* Records for the task:
Start
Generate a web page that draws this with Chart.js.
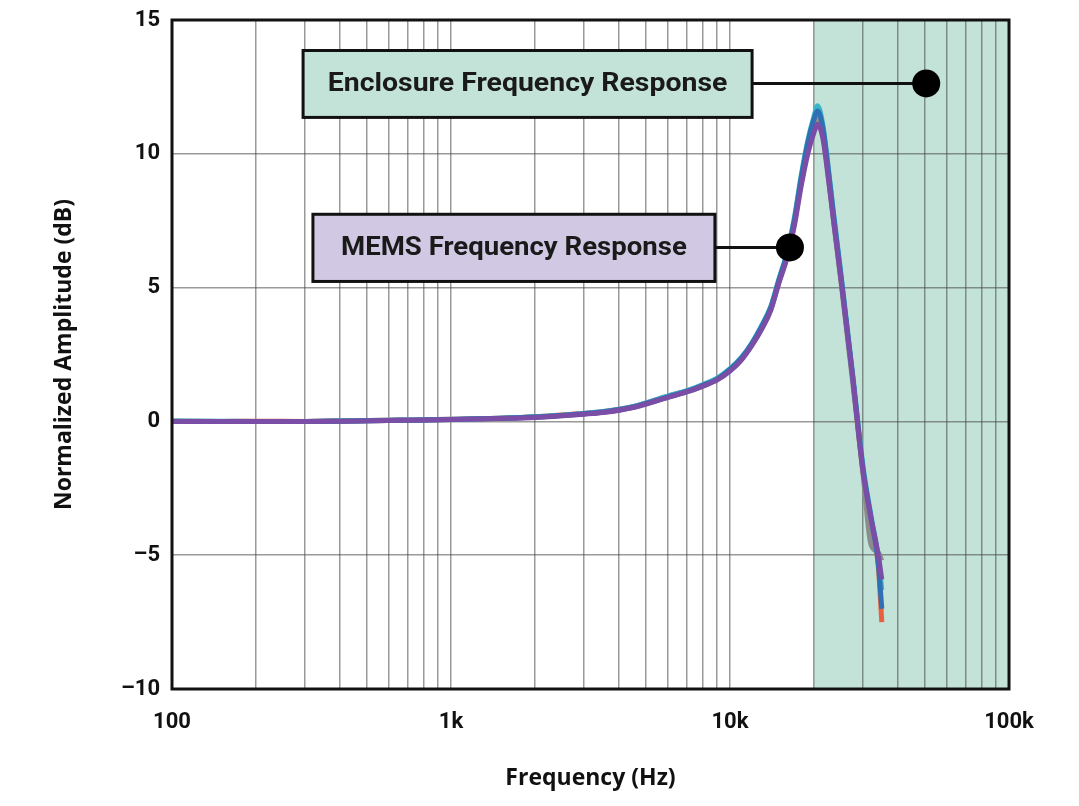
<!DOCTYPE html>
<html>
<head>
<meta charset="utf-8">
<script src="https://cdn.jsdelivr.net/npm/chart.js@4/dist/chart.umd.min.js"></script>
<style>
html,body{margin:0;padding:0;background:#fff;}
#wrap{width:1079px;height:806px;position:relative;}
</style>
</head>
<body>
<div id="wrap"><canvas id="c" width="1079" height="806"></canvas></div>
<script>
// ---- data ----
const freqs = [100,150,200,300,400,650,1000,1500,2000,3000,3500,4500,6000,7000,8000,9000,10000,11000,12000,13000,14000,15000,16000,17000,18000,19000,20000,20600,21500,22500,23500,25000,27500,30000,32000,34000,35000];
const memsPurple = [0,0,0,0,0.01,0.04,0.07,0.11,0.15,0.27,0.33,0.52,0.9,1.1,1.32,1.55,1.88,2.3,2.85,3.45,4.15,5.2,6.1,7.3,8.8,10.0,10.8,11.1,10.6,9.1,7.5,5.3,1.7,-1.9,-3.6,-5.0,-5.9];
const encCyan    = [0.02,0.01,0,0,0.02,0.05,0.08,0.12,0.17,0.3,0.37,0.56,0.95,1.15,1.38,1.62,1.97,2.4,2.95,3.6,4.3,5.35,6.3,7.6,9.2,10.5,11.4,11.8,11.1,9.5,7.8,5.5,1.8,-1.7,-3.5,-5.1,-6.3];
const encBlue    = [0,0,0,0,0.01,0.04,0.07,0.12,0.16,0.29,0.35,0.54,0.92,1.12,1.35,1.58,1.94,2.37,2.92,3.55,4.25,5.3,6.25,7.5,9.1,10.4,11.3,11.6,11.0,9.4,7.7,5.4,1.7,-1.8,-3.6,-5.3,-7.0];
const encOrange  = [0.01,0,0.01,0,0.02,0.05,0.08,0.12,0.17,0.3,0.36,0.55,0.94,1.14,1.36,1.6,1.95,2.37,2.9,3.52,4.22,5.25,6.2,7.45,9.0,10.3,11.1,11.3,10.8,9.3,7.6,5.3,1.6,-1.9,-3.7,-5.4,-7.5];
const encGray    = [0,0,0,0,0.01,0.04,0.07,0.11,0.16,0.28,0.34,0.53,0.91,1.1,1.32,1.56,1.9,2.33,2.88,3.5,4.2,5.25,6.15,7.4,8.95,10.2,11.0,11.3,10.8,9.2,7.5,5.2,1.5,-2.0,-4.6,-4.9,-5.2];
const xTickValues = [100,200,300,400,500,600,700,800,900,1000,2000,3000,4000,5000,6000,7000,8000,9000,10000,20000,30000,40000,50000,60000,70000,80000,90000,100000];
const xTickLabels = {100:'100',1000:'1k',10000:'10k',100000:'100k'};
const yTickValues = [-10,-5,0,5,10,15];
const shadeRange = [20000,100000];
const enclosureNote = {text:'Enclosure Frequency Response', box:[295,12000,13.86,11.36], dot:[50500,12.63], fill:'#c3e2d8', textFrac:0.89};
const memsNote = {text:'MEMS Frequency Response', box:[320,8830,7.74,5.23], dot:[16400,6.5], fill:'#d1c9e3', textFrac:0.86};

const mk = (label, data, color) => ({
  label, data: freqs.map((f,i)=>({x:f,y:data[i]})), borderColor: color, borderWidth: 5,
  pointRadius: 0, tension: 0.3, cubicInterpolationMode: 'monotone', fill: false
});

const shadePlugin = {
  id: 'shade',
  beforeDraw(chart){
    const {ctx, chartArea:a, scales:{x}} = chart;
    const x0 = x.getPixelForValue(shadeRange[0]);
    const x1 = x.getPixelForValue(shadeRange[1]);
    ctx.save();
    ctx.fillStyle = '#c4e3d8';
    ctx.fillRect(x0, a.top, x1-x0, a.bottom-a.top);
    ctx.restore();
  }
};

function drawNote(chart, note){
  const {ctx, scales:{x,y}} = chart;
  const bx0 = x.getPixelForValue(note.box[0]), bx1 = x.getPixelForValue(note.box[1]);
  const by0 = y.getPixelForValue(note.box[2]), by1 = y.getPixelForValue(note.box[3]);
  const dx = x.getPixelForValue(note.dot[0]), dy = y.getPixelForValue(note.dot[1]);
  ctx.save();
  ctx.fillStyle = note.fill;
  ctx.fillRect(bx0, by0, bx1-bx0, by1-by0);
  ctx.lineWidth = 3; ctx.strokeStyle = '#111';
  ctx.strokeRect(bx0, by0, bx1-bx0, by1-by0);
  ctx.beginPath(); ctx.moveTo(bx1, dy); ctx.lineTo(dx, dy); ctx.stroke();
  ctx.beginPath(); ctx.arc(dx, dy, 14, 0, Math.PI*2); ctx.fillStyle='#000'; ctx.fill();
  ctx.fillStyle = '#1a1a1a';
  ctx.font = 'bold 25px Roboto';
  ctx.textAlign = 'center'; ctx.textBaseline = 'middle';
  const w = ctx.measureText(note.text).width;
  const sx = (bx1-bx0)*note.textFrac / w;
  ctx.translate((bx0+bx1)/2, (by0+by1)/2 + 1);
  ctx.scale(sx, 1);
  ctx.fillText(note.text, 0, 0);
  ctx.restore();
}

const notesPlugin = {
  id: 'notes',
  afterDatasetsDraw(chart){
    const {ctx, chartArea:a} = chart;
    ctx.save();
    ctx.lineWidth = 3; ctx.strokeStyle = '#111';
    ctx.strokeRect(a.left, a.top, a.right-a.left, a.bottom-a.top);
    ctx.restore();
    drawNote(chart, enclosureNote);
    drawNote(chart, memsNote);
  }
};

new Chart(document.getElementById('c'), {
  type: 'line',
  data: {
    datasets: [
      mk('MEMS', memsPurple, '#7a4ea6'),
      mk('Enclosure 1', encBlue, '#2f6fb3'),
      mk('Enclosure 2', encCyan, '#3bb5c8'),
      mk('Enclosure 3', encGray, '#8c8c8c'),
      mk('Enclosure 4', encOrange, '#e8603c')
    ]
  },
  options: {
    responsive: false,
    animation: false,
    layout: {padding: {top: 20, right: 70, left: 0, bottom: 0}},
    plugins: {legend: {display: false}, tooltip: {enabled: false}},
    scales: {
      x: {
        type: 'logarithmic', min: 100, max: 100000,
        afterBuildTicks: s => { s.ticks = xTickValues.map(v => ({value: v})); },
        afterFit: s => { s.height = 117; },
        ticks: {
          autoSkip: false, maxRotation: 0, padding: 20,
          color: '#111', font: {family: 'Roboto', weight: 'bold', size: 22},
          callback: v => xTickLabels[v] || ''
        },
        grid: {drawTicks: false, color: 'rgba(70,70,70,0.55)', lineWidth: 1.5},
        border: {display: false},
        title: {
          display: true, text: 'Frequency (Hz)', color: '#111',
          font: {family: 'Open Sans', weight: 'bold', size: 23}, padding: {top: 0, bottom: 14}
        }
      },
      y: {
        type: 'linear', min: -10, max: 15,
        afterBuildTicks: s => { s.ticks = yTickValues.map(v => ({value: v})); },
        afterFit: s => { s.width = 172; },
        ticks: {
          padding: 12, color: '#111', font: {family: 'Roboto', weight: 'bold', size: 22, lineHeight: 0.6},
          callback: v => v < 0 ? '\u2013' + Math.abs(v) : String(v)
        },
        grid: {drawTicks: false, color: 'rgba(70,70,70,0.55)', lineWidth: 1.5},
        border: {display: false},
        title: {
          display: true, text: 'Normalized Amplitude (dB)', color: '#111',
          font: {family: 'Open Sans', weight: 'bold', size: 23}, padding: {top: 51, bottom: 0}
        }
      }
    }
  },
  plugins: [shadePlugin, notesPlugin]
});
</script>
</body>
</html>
End
Start
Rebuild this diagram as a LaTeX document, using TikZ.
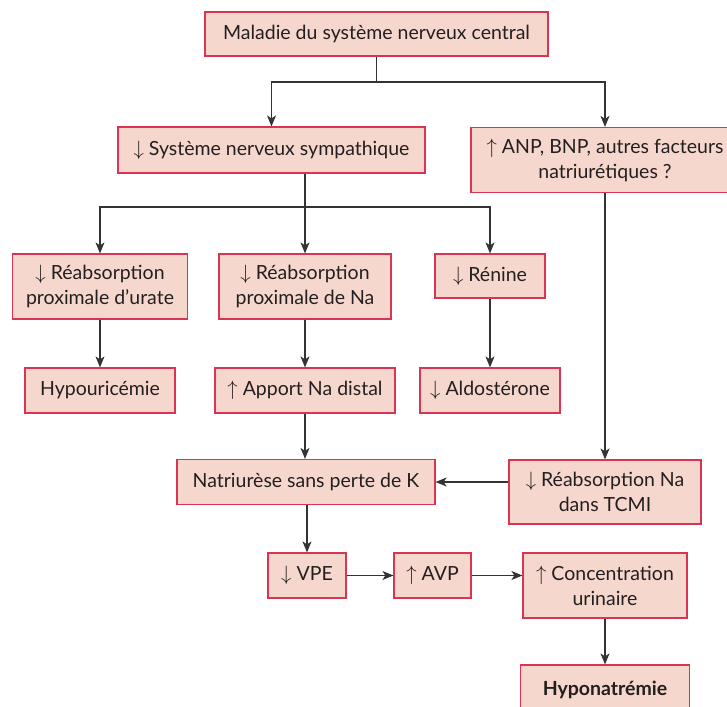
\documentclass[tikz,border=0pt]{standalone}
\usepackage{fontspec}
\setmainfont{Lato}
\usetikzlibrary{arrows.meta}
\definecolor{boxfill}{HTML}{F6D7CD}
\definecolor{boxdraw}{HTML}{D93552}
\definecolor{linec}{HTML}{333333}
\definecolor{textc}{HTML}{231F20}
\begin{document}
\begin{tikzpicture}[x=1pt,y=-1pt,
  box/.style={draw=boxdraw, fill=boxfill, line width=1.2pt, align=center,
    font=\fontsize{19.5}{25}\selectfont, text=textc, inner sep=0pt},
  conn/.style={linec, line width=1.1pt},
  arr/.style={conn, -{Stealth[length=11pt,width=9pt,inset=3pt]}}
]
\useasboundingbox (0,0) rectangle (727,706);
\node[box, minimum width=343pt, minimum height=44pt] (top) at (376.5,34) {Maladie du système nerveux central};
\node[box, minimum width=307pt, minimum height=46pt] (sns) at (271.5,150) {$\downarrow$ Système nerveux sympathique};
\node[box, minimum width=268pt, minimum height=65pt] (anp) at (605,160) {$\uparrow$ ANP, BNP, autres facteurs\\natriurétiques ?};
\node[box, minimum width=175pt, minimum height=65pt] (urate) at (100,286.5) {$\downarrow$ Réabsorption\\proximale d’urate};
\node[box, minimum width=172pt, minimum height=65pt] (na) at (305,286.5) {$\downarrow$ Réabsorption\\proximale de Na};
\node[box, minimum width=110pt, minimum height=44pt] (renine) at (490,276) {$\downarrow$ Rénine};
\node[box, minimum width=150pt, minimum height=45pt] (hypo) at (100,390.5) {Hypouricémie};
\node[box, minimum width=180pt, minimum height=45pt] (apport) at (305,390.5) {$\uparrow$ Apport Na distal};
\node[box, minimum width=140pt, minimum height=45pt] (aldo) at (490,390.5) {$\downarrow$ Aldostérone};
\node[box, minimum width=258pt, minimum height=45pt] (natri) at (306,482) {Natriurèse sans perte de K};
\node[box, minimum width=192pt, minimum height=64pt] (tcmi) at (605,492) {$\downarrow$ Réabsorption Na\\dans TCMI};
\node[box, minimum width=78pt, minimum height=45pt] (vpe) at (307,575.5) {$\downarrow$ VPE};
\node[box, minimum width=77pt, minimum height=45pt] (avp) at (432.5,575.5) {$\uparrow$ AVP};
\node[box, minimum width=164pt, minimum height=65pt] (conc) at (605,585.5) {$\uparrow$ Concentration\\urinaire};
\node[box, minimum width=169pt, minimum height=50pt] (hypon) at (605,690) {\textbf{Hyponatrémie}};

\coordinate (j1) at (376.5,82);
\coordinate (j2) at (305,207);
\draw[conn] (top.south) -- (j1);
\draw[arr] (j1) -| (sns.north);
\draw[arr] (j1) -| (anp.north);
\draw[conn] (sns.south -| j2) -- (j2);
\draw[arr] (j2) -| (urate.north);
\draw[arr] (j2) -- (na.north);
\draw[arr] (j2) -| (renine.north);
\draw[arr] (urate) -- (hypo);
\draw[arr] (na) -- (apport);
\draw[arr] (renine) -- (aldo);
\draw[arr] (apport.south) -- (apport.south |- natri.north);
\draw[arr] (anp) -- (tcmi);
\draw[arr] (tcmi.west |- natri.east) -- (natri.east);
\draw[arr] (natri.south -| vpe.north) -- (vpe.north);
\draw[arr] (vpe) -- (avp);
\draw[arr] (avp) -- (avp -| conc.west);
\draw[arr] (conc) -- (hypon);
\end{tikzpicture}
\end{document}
End
Start
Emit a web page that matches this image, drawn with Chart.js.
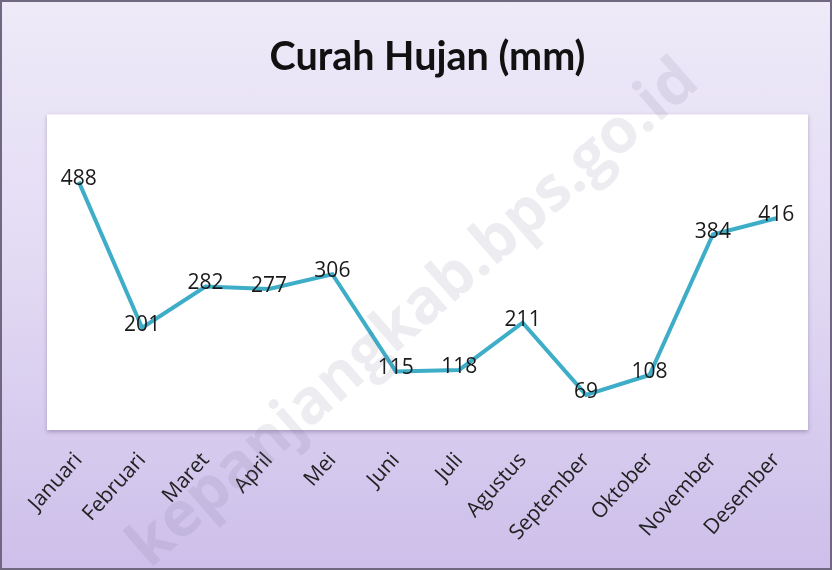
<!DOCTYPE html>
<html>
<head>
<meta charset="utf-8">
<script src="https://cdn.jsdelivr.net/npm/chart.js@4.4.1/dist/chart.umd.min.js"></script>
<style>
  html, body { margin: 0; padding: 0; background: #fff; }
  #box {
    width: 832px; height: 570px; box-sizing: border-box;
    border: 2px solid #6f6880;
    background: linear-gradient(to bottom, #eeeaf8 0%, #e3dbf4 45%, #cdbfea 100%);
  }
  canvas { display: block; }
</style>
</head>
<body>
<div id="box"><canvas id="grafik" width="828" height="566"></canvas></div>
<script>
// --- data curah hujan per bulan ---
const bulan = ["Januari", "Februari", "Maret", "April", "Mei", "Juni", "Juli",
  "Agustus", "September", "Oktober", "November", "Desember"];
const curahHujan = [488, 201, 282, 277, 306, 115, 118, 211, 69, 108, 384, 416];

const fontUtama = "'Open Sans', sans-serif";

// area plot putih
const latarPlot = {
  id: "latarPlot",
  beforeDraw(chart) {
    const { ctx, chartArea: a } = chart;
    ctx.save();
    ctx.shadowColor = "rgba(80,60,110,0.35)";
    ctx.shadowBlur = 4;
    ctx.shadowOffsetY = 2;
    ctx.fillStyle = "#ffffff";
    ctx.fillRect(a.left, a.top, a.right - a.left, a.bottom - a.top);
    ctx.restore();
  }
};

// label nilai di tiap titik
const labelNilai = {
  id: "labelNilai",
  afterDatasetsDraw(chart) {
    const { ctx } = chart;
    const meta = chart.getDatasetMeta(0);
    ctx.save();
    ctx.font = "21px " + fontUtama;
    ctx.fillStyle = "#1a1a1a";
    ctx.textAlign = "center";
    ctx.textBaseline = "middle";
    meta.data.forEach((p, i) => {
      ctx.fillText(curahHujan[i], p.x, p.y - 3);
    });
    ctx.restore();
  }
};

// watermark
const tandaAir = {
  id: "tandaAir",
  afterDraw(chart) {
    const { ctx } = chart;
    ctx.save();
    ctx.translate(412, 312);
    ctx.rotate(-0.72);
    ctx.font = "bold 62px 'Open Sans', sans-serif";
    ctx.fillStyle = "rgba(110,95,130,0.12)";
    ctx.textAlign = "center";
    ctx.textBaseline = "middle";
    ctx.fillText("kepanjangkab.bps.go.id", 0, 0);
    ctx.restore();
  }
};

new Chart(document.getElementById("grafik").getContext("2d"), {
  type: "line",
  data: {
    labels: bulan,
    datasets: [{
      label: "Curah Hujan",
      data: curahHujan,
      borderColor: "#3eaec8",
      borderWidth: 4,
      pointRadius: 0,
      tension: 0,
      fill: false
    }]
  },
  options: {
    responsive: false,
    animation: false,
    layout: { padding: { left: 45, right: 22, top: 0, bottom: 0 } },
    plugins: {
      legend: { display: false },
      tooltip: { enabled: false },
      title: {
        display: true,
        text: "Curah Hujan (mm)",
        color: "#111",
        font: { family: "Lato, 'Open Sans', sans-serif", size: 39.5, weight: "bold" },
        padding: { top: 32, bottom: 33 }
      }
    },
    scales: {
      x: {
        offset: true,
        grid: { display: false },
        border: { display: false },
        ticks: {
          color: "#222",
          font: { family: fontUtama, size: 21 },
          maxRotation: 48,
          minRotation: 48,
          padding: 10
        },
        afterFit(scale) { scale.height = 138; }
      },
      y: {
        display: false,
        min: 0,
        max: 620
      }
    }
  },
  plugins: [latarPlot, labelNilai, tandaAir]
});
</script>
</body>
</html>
End
* Task directions:
Select every line where the word "that" occurs.

* Answer to the problem:
Generate a web page that draws this with Chart.js.
Emit a web page that matches this image, drawn with Chart.js.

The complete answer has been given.